ClusterRunner icon indicating copy to clipboard operation
ClusterRunner copied to clipboard

Add timeout configuration on atom

Open wjdhollow opened this issue 8 years ago • 3 comments

A build could potentially take a long time, but the ClusterRunner is made for breaking up a large task into small chunks. That being said, the expectation is that a sub job should finish within a reasonable amount of time. If it does not finish in a short period of time, nodes will not be deallocating in a timely manner, if at all, which can severely impact the cluster. For example, there have been occurrences where a single subjob has been stuck indefinitely.

I think that subjob durations should be restricted to a finite time limit.

wjdhollow avatar Aug 26 '16 17:08 wjdhollow

Doesn't seem like a bad idea to add an "atom_timeout" field or something of the sort to clusterrunner.yaml.

tjlee0909 avatar Aug 26 '16 17:08 tjlee0909

Fixing build cancellation would solve part of this problem (the client can cancel a job when it has taken longer than it wants to wait). Currently cancellation will not interrupt in-progress atoms.

I agree with TJ that if we added this that it should be an atom_timeout vs. a subjob_timeout. Subjobs are an intermediate internal batching that users don't have control over. Users have control over their atoms.

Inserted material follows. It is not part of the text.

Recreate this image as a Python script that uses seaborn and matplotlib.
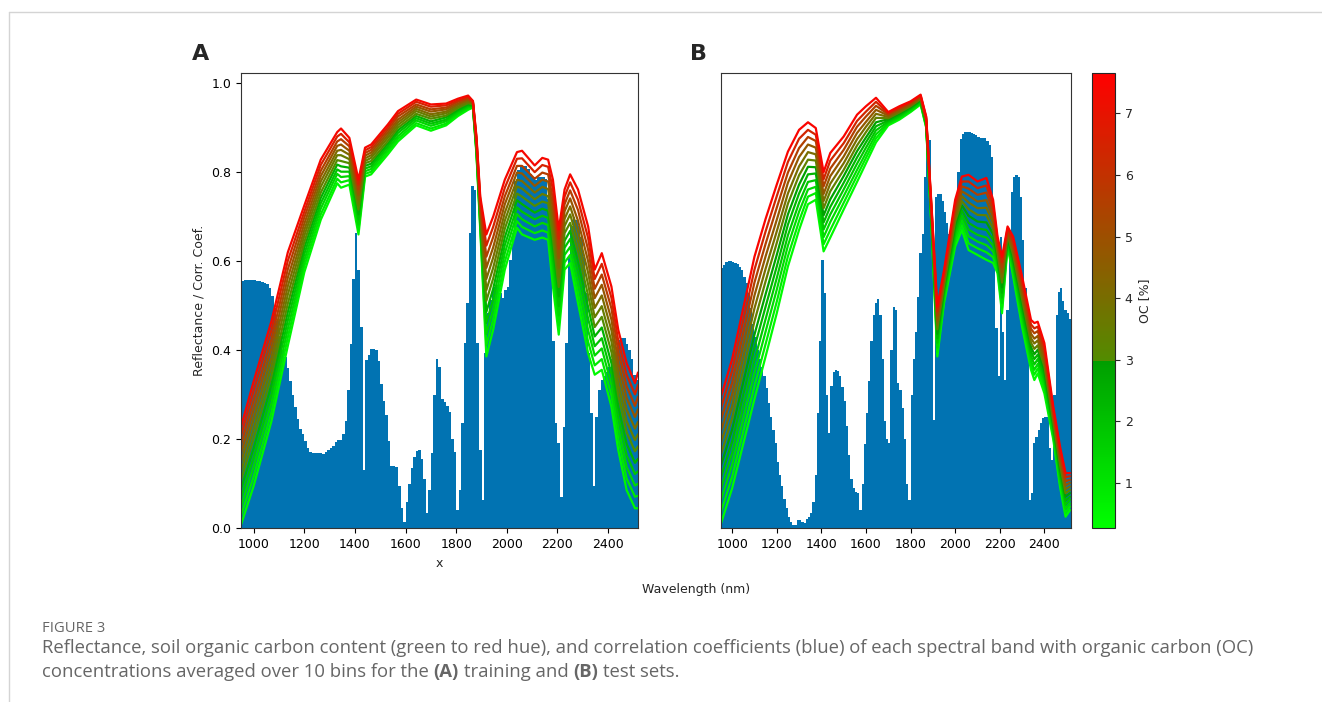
import numpy as np
import pandas as pd
import seaborn as sns
import matplotlib.pyplot as plt
from matplotlib.colors import LinearSegmentedColormap, Normalize
from matplotlib.cm import ScalarMappable
from matplotlib.lines import Line2D

# 相关系数柱（每 10 nm 一个波段，中心 955..2515）
band_nm = np.arange(955, 2516, 10)

corr_a = [
    .556, .558, .558, .558, .558, .558, .556, .555, .553, .551,
    .548, .540, .522, .495, .465, .432, .398, .385, .360, .330,
    .300, .272, .245, .222, .212, .195, .180, .172, .170, .169,
    .169, .170, .168, .172, .176, .180, .184, .194, .198, .198,
    .212, .240, .310, .415, .560, .663, .580, .453, .131, .378,
    .390, .402, .403, .400, .375, .325, .285, .255, .195, .140,
    .139, .137, .095, .045, .015, .060, .100, .135, .160, .174,
    .176, .155, .110, .034, .086, .170, .300, .380, .362, .290,
    .283, .275, .262, .200, .172, .041, .086, .236, .416, .506,
    .663, .768, .760, .416, .176, .064, .393, .483, .513, .535,
    .543, .543, .528, .518, .535, .543, .603, .663, .780, .805,
    .812, .814, .814, .808, .796, .788, .783, .788, .790, .789,
    .785, .740, .600, .420, .236, .191, .071, .228, .416, .610,
    .680, .700, .693, .680, .655, .610, .528, .393, .258, .094,
    .250, .310, .333, .341, .352, .363, .380, .395, .408, .423,
    .427, .427, .415, .400, .380, .345, .333,
]

corr_b = [
    .585, .592, .598, .600, .600, .598, .596, .593, .588, .580,
    .565, .550, .528, .495, .460, .430, .400, .380, .363, .343,
    .315, .281, .250, .220, .191, .150, .120, .094, .065, .045,
    .026, .015, .008, .007, .018, .019, .015, .011, .020, .026,
    .034, .060, .120, .260, .420, .603, .528, .300, .213, .320,
    .350, .356, .354, .342, .318, .285, .230, .165, .110, .090,
    .082, .079, .041, .100, .190, .260, .330, .420, .480, .506,
    .515, .480, .380, .240, .200, .191, .400, .498, .490, .326,
    .311, .270, .200, .100, .064, .300, .380, .440, .520, .619,
    .660, .790, .855, .873, .690, .243, .745, .750, .750, .735,
    .710, .686, .660, .620, .630, .700, .800, .875, .885, .891,
    .891, .891, .888, .886, .884, .880, .877, .876, .876, .870,
    .860, .835, .693, .450, .341, .655, .440, .333, .490, .670,
    .755, .790, .794, .790, .745, .648, .540, .416, .064, .079,
    .191, .205, .220, .236, .248, .251, .251, .180, .154, .300,
    .480, .530, .539, .510, .491, .483, .470,
]

# 各分箱平均 OC [%]（低 -> 高）
oc_a = [0.5, 0.9, 1.4, 1.9, 2.4, 3.0, 3.5, 4.1, 4.8, 5.6, 6.5, 7.4]
oc_b = [0.4, 0.8, 1.3, 1.8, 2.3, 2.9, 3.4, 4.0, 4.7, 5.5, 6.4, 7.5]

# 反射率：每行一个波长，每列一个 OC 分箱
wl_a = [950, 1000, 1070, 1135, 1200, 1265, 1330, 1345, 1378, 1414, 1440,
        1464, 1530, 1570, 1642, 1700, 1760, 1807, 1847, 1866, 1880, 1895,
        1919, 1946, 1992, 2040, 2060, 2110, 2140, 2163, 2182, 2205, 2228,
        2250, 2281, 2321, 2347, 2375, 2413, 2440, 2473, 2506, 2518]
refl_a = [
    [.008, .028, .048, .068, .088, .108, .128, .148, .168, .188, .208, .228],
    [.095, .116, .138, .159, .180, .202, .223, .245, .266, .287, .309, .330],
    [.240, .260, .281, .301, .322, .342, .363, .383, .404, .424, .445, .465],
    [.410, .429, .448, .467, .486, .505, .525, .544, .563, .582, .601, .620],
    [.575, .589, .602, .616, .630, .643, .657, .670, .684, .698, .711, .725],
    [.693, .705, .718, .730, .742, .754, .767, .779, .791, .803, .816, .828],
    [.775, .785, .796, .806, .817, .827, .838, .848, .859, .869, .880, .890],
    [.765, .777, .789, .801, .813, .825, .838, .850, .862, .874, .886, .898],
    [.772, .782, .791, .801, .810, .820, .829, .839, .848, .858, .867, .877],
    [.660, .671, .682, .694, .705, .716, .727, .738, .749, .761, .772, .783],
    [.790, .796, .802, .808, .814, .820, .825, .831, .837, .843, .849, .855],
    [.795, .801, .807, .813, .819, .825, .832, .838, .844, .850, .856, .862],
    [.840, .846, .852, .858, .864, .870, .877, .883, .889, .895, .901, .907],
    [.869, .875, .881, .888, .894, .900, .906, .912, .918, .925, .931, .937],
    [.905, .910, .916, .921, .926, .931, .937, .942, .947, .952, .958, .963],
    [.893, .898, .904, .909, .914, .920, .925, .930, .936, .941, .947, .952],
    [.905, .909, .914, .918, .923, .927, .932, .936, .941, .945, .950, .954],
    [.926, .930, .933, .937, .940, .944, .947, .951, .954, .958, .961, .965],
    [.940, .943, .946, .949, .952, .955, .957, .960, .963, .966, .969, .972],
    [.945, .946, .948, .949, .950, .952, .953, .955, .956, .957, .959, .960],
    [.840, .844, .847, .851, .855, .858, .862, .865, .869, .873, .876, .880],
    [.670, .677, .684, .690, .697, .704, .711, .718, .725, .731, .738, .745],
    [.386, .411, .436, .461, .486, .511, .535, .560, .585, .610, .635, .660],
    [.446, .469, .492, .515, .538, .561, .585, .608, .631, .654, .677, .700],
    [.581, .599, .618, .636, .654, .673, .691, .709, .728, .746, .765, .783],
    [.675, .690, .706, .721, .737, .752, .768, .783, .799, .814, .830, .845],
    [.660, .677, .694, .711, .728, .745, .763, .780, .797, .814, .831, .848],
    [.648, .663, .678, .694, .709, .724, .739, .754, .769, .785, .800, .815],
    [.653, .669, .686, .702, .718, .734, .751, .767, .783, .799, .816, .832],
    [.648, .664, .681, .697, .713, .730, .746, .762, .779, .795, .812, .828],
    [.543, .565, .587, .608, .630, .652, .674, .696, .718, .739, .761, .783],
    [.435, .456, .478, .499, .521, .542, .564, .585, .607, .628, .650, .671],
    [.581, .597, .614, .630, .646, .663, .679, .695, .712, .728, .745, .761],
    [.596, .614, .632, .650, .668, .686, .705, .723, .741, .759, .777, .795],
    [.506, .529, .552, .576, .599, .622, .645, .668, .691, .715, .738, .761],
    [.393, .419, .445, .471, .497, .523, .548, .574, .600, .626, .652, .678],
    [.345, .366, .388, .409, .431, .452, .474, .495, .517, .538, .560, .581],
    [.356, .380, .404, .427, .451, .475, .499, .523, .547, .570, .594, .618],
    [.273, .298, .322, .347, .371, .396, .420, .445, .469, .494, .518, .543],
    [.176, .201, .225, .250, .274, .299, .323, .348, .372, .397, .421, .446],
    [.086, .112, .138, .164, .190, .216, .241, .267, .293, .319, .345, .371],
    [.045, .071, .096, .122, .147, .173, .198, .224, .250, .275, .301, .326],
    [.045, .073, .100, .128, .156, .184, .211, .239, .267, .295, .322, .350],
]

wl_b = [950, 1000, 1100, 1150, 1200, 1250, 1300, 1340, 1375, 1410, 1440,
        1500, 1560, 1600, 1645, 1700, 1750, 1800, 1845, 1870, 1895, 1920,
        1950, 2000, 2030, 2060, 2100, 2140, 2170, 2190, 2210, 2235, 2260,
        2300, 2340, 2355, 2370, 2400, 2440, 2470, 2495, 2515]
refl_b = [
    [.011, .037, .063, .089, .115, .141, .166, .192, .218, .244, .270, .296],
    [.090, .116, .143, .169, .195, .222, .248, .275, .301, .327, .354, .380],
    [.290, .319, .348, .377, .406, .435, .465, .494, .523, .552, .581, .610],
    [.386, .414, .442, .470, .498, .526, .555, .583, .611, .639, .667, .695],
    [.483, .509, .536, .562, .588, .614, .641, .667, .693, .720, .746, .772],
    [.588, .611, .635, .658, .682, .705, .729, .752, .776, .799, .823, .846],
    [.670, .690, .711, .731, .752, .772, .793, .813, .834, .854, .875, .895],
    [.728, .745, .761, .778, .795, .812, .828, .845, .862, .879, .895, .912],
    [.738, .753, .767, .782, .797, .811, .826, .840, .855, .870, .884, .899],
    [.622, .638, .654, .671, .687, .703, .719, .735, .751, .768, .784, .800],
    [.653, .670, .688, .705, .722, .739, .757, .774, .791, .808, .826, .843],
    [.716, .731, .746, .761, .776, .791, .805, .820, .835, .850, .865, .880],
    [.778, .792, .805, .819, .833, .847, .860, .874, .888, .902, .915, .929],
    [.820, .832, .843, .855, .867, .878, .890, .902, .913, .925, .936, .948],
    [.867, .876, .885, .894, .903, .912, .922, .931, .940, .949, .958, .967],
    [.905, .908, .910, .913, .916, .919, .921, .924, .927, .930, .932, .935],
    [.918, .921, .923, .926, .929, .932, .934, .937, .940, .943, .945, .948],
    [.935, .937, .939, .942, .944, .946, .948, .950, .952, .955, .957, .959],
    [.952, .954, .956, .958, .960, .962, .964, .966, .968, .970, .972, .974],
    [.900, .902, .905, .907, .909, .911, .914, .916, .918, .920, .923, .925],
    [.663, .668, .672, .677, .682, .687, .691, .696, .701, .706, .710, .715],
    [.386, .396, .406, .417, .427, .437, .447, .457, .467, .478, .488, .498],
    [.506, .513, .519, .526, .533, .540, .546, .553, .560, .567, .573, .580],
    [.633, .643, .652, .662, .671, .681, .690, .700, .709, .719, .728, .738],
    [.670, .681, .692, .703, .714, .725, .735, .746, .757, .768, .779, .790],
    [.625, .640, .656, .671, .686, .702, .717, .732, .748, .763, .779, .794],
    [.614, .629, .644, .659, .674, .689, .704, .719, .734, .749, .764, .779],
    [.603, .620, .636, .653, .670, .687, .703, .720, .737, .754, .770, .787],
    [.596, .609, .622, .635, .648, .661, .673, .686, .699, .712, .725, .738],
    [.573, .580, .588, .595, .603, .610, .618, .625, .633, .640, .648, .655],
    [.483, .495, .506, .518, .529, .541, .552, .564, .575, .587, .598, .610],
    [.633, .637, .641, .645, .649, .653, .658, .662, .666, .670, .674, .678],
    [.566, .574, .582, .590, .598, .606, .615, .623, .631, .639, .647, .655],
    [.453, .463, .474, .484, .494, .504, .515, .525, .535, .545, .556, .566],
    [.356, .366, .376, .387, .397, .407, .417, .427, .437, .448, .458, .468],
    [.333, .345, .356, .368, .380, .391, .403, .415, .426, .438, .449, .461],
    [.348, .359, .369, .380, .390, .401, .411, .422, .432, .443, .453, .464],
    [.303, .313, .324, .334, .344, .354, .365, .375, .385, .395, .406, .416],
    [.199, .206, .212, .219, .226, .233, .239, .246, .253, .260, .266, .273],
    [.094, .102, .110, .119, .127, .135, .143, .151, .159, .168, .176, .184],
    [.026, .035, .044, .053, .062, .071, .079, .088, .097, .106, .115, .124],
    [.041, .049, .056, .064, .071, .079, .086, .094, .102, .109, .117, .124],
]

caption_title = "FIGURE 3"
caption_line1 = ("Reflectance, soil organic carbon content (green to red hue), and correlation "
                 "coefficients (blue) of each spectral band with organic carbon (OC)")
caption_line2 = [("concentrations averaged over 10 bins for the", "normal"), ("(A)", "bold"),
                 ("training and", "normal"), ("(B)", "bold"), ("test sets.", "normal")]

sns.set_style("ticks")
plt.rcParams['font.family'] = ['DejaVu Sans']

# 绿 -> 深绿 | 橄榄 -> 红
oc_cmap = LinearSegmentedColormap('oc', {
    'red': [(0, 0, 0), (0.366, 0, 0.32), (1, 1, 1)],
    'green': [(0, 1, 1), (0.366, 0.62, 0.55), (1, 0, 0)],
    'blue': [(0, 0, 0), (1, 0, 0)],
})
norm = Normalize(vmin=0.264, vmax=7.65)
blue = sns.color_palette('colorblind')[0]

W, H = 1322, 702
fig = plt.figure(figsize=(W / 100, H / 100), dpi=100)
ax_a = fig.add_axes([241 / W, 1 - 528.3 / H, 397 / W, 455 / H])
ax_b = fig.add_axes([721 / W, 1 - 528.3 / H, 349.7 / W, 455 / H])
cax = fig.add_axes([1092.3 / W, 1 - 528.3 / H, 22.7 / W, 455 / H])

for ax, corr, wl, refl, oc in [(ax_a, corr_a, wl_a, refl_a, oc_a),
                               (ax_b, corr_b, wl_b, refl_b, oc_b)]:
    ax.bar(band_nm, corr, width=10, color=blue, linewidth=0, zorder=1)
    r = np.array(refl)
    df = pd.DataFrame({'wl': np.repeat(wl, len(oc)),
                       'oc': np.tile(oc, len(wl)),
                       'refl': r.ravel()})
    sns.lineplot(data=df, x='wl', y='refl', hue='oc', palette=oc_cmap, hue_norm=norm,
                 estimator=None, legend=False, linewidth=1.6, ax=ax, zorder=2)
    ax.set_xlim(950, 2518)
    ax.set_ylim(0, 1.022)
    ax.set_xticks(range(1000, 2401, 200))
    ax.tick_params(labelsize=9, colors='black')
    for s in ax.spines.values():
        s.set_color('#333333')

ax_a.set_yticks(np.arange(0, 1.01, 0.2))
ax_a.set_xlabel('x', fontsize=9)
ax_a.set_ylabel('Reflectance / Corr. Coef.', fontsize=9)
ax_b.set_yticks([])
ax_b.set_xlabel('')
ax_b.set_ylabel('')

cb = fig.colorbar(ScalarMappable(norm=norm, cmap=oc_cmap), cax=cax)
cb.set_ticks(range(1, 8))
cb.ax.tick_params(labelsize=9)
cb.set_label('OC [%]', fontsize=9)

fig.text(192 / W, 1 - 54 / H, 'A', fontsize=16, fontweight='bold', va='center')
fig.text(690 / W, 1 - 54 / H, 'B', fontsize=16, fontweight='bold', va='center')
fig.text(696 / W, 1 - 589 / H, 'Wavelength (nm)', fontsize=9, ha='center', va='center')

cap_size = 13.3
cap = dict(family='Open Sans', color='#666666', va='center')
fig.text(42 / W, 1 - 628 / H, caption_title, fontsize=10.6, **cap)
fig.text(42 / W, 1 - 648 / H, caption_line1, fontsize=cap_size, **cap)

renderer = fig.canvas.get_renderer()
probe = fig.text(0, 0, 'x x', fontsize=cap_size, family='Open Sans')
probe2 = fig.text(0, 0, 'xx', fontsize=cap_size, family='Open Sans')
space = (probe.get_window_extent(renderer).width - probe2.get_window_extent(renderer).width) / W
probe.remove()
probe2.remove()
x = 42 / W
for part, weight in caption_line2:
    t = fig.text(x, 1 - 672 / H, part, fontsize=cap_size, fontweight=weight, **cap)
    x += t.get_window_extent(renderer).width / W + space

# 外框细线
fig.add_artist(Line2D([9 / W, 1], [1 - 12 / H, 1 - 12 / H], color='#d4d4d4', lw=1,
                      transform=fig.transFigure))
fig.add_artist(Line2D([9 / W, 9 / W], [0, 1 - 12 / H], color='#d4d4d4', lw=1,
                      transform=fig.transFigure))

fig.savefig('out.png', dpi=100)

If we were to add a default atom timeout, it should be very large and configurable in the clusterrunner.conf.

josephharrington avatar Aug 26 '16 19:08 josephharrington

Atom timeout makes sense.

I filed this issue because it looked like a bunch of subjobs were stuck on the dashboard. After talking with Joey, it sounds like some may be false positives caused by #287.

wjdhollow avatar Aug 26 '16 19:08 wjdhollow